L’ipotesi di una forza navale europea (o di una coalizione di volenterosi) di scorta a convogli trasportanti grano destinato ad aiuti umanitari, va perciò inquadrata nella realtà del contesto bellico del Mar Nero.

I Paesi che volessero, senza il consenso del Cremlino e con la sola richiesta di Kyiv, rendere sicura la navigazione nelle zone minata, comprometterebbero la loro neutralità e potrebbero quindi essere attaccati al pari di un belligerante.

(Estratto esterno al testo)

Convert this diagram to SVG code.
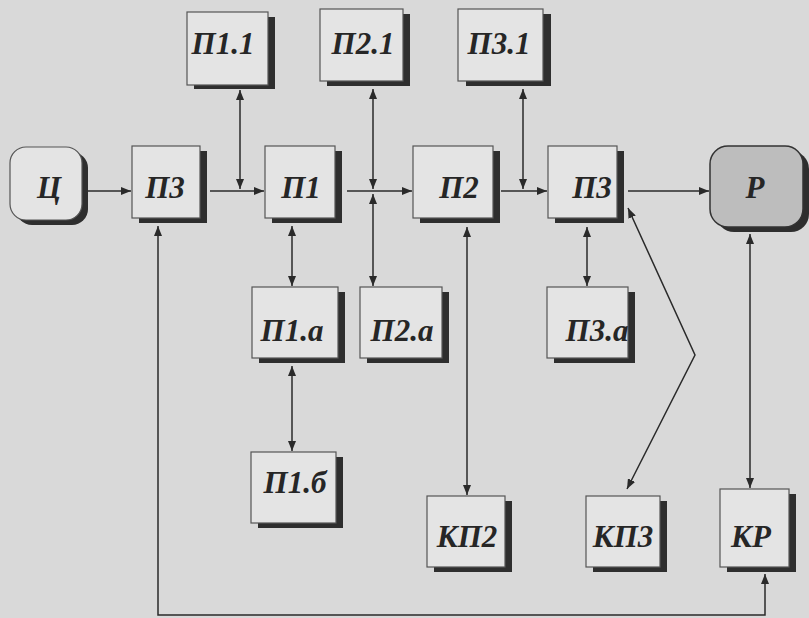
<svg xmlns="http://www.w3.org/2000/svg" width="809" height="618" viewBox="0 0 809 618">
<defs>
<marker id="ah" markerUnits="userSpaceOnUse" markerWidth="10" markerHeight="8" refX="10" refY="4" orient="auto-start-reverse"><path d="M0,0 L10,4 L0,8 z" fill="#2a2a2a"/></marker>
<style>
.bx{fill:#e4e4e4;stroke:#555;stroke-width:1.2}
.sh{fill:#2e2e2e}
.r{fill:#bdbdbd;stroke:#333;stroke-width:1.5}
.t{font-family:"Liberation Serif","Times New Roman",serif;font-weight:bold;font-style:italic;font-size:31px;fill:#262626;text-anchor:middle}
.c{fill:none;stroke:#2a2a2a;stroke-width:1.5}
.a{marker-end:url(#ah)}
.b{marker-start:url(#ah);marker-end:url(#ah)}
</style>
</defs>
<rect width="809" height="618" fill="#d9d9d9"/>
<g id="connectors">
<line class="c a" x1="86" y1="191" x2="131" y2="191"/>
<line class="c a" x1="210" y1="191" x2="264" y2="191"/>
<line class="c b" x1="240" y1="90" x2="240" y2="189"/>
<line class="c a" x1="347" y1="191" x2="412" y2="191"/>
<line class="c b" x1="373" y1="89" x2="373" y2="189"/>
<line class="c b" x1="373" y1="194" x2="373" y2="286"/>
<line class="c a" x1="501" y1="191" x2="547" y2="191"/>
<line class="c b" x1="523" y1="89" x2="523" y2="189"/>
<line class="c a" x1="628" y1="191" x2="709" y2="191"/>
<line class="c b" x1="292" y1="226" x2="292" y2="286"/>
<line class="c b" x1="292" y1="366" x2="292" y2="451"/>
<line class="c b" x1="467" y1="227" x2="467" y2="495"/>
<line class="c b" x1="587" y1="227" x2="587" y2="286"/>
<polyline class="c b" points="627,489 695,355 628,208"/>
<line class="c b" x1="750" y1="234" x2="750" y2="488"/>
<polyline class="c b" points="765,574 765,615 158,615 158,226"/>
</g>
<g id="n_P1_1"><rect class="sh" x="194" y="17" width="81" height="72"/><rect class="bx" x="187" y="12" width="81" height="73"/><text class="t" x="223" y="54">П1.1</text></g>
<g id="n_P2_1"><rect class="sh" x="327" y="14" width="83" height="72"/><rect class="bx" x="320" y="9" width="83" height="72"/><text class="t" x="363" y="54">П2.1</text></g>
<g id="n_P3_1"><rect class="sh" x="466" y="14" width="85" height="72"/><rect class="bx" x="458" y="9" width="85" height="72"/><text class="t" x="499" y="54">П3.1</text></g>
<g id="n_C"><rect class="sh" x="16" y="152" width="72" height="73" rx="16"/><rect class="bx" x="10" y="147" width="72" height="73" rx="16"/><text class="t" x="49" y="198">Ц</text></g>
<g id="n_P3_start"><rect class="sh" x="139" y="151" width="68" height="72"/><rect class="bx" x="132" y="146" width="68" height="72"/><text class="t" x="165" y="198">П3</text></g>
<g id="n_P1"><rect class="sh" x="272" y="151" width="70" height="72"/><rect class="bx" x="265" y="146" width="70" height="72"/><text class="t" x="301" y="198">П1</text></g>
<g id="n_P2"><rect class="sh" x="420" y="151" width="80" height="72"/><rect class="bx" x="413" y="146" width="80" height="72"/><text class="t" x="459" y="198">П2</text></g>
<g id="n_P3"><rect class="sh" x="555" y="151" width="69" height="72"/><rect class="bx" x="548" y="146" width="69" height="72"/><text class="t" x="592" y="198">П3</text></g>
<g id="n_R"><rect class="sh" x="716" y="151" width="93" height="81" rx="18"/><rect class="r" x="710" y="146" width="93" height="81" rx="18"/><text class="t" x="755" y="198">Р</text></g>
<g id="n_P1_a"><rect class="sh" x="259" y="292" width="86" height="71"/><rect class="bx" x="252" y="287" width="86" height="71"/><text class="t" x="292" y="341">П1.а</text></g>
<g id="n_P2_a"><rect class="sh" x="367" y="292" width="82" height="71"/><rect class="bx" x="360" y="287" width="82" height="71"/><text class="t" x="402" y="341">П2.а</text></g>
<g id="n_P3_a"><rect class="sh" x="554" y="292" width="81" height="71"/><rect class="bx" x="547" y="287" width="81" height="71"/><text class="t" x="597" y="341">П3.а</text></g>
<g id="n_P1_b"><rect class="sh" x="258" y="457" width="85" height="71"/><rect class="bx" x="251" y="452" width="85" height="71"/><text class="t" x="295" y="493">П1.б</text></g>
<g id="n_KP2"><rect class="sh" x="434" y="501" width="78" height="71"/><rect class="bx" x="427" y="496" width="78" height="71"/><text class="t" x="467" y="547">КП2</text></g>
<g id="n_KP3"><rect class="sh" x="593" y="501" width="74" height="71"/><rect class="bx" x="586" y="496" width="74" height="71"/><text class="t" x="623" y="547">КП3</text></g>
<g id="n_KR"><rect class="sh" x="727" y="494" width="69" height="78"/><rect class="bx" x="720" y="489" width="69" height="78"/><text class="t" x="751" y="547">КР</text></g>
</svg>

La questione dello sminamento è dunque pregiudiziale alla scorta di mercantili che riuscissero ad imbarcare grano ad Odessa. Per il resto si può anche immaginare – come accaduto durante la guerra Iran-Iraq – che mercantili navighino sotto protezione di navi da guerra neutrali.

Diplomazia preventiva

Ma è possibile concepire una simile attività con il tacito consenso russo? Evidentemente no, se si vogliono escludere i tipici incidenti da incontri ravvicinati tra navi da guerra che nel Golfo Persico o nell’Indo-Pacifico spesso rasentano lo scontro armato. La soluzione diplomatica – magari incoraggiata dall’Onu – è la via maestra da seguire.

Certo è che non si può nemmeno prescindere dalla Turchia per far entrare navi da guerra in Mar Nero, e per attuare l’intera operazione i cui rischi comprometterebbero gli interessi di sicurezza di Ankara e degli altri Paesi rivieraschi.

La Ue ha nel suo patrimonio genetico le attività navali ‘tipo Petersberg’: esse escludono la contrapposizione militare ed implicano la diplomazia preventiva. Il coinvolgimento della Turchia e di Paesi extra Ue come Israele ed Egitto rafforzerebbe la non facile missione offrendo garanzie ai due belligeranti.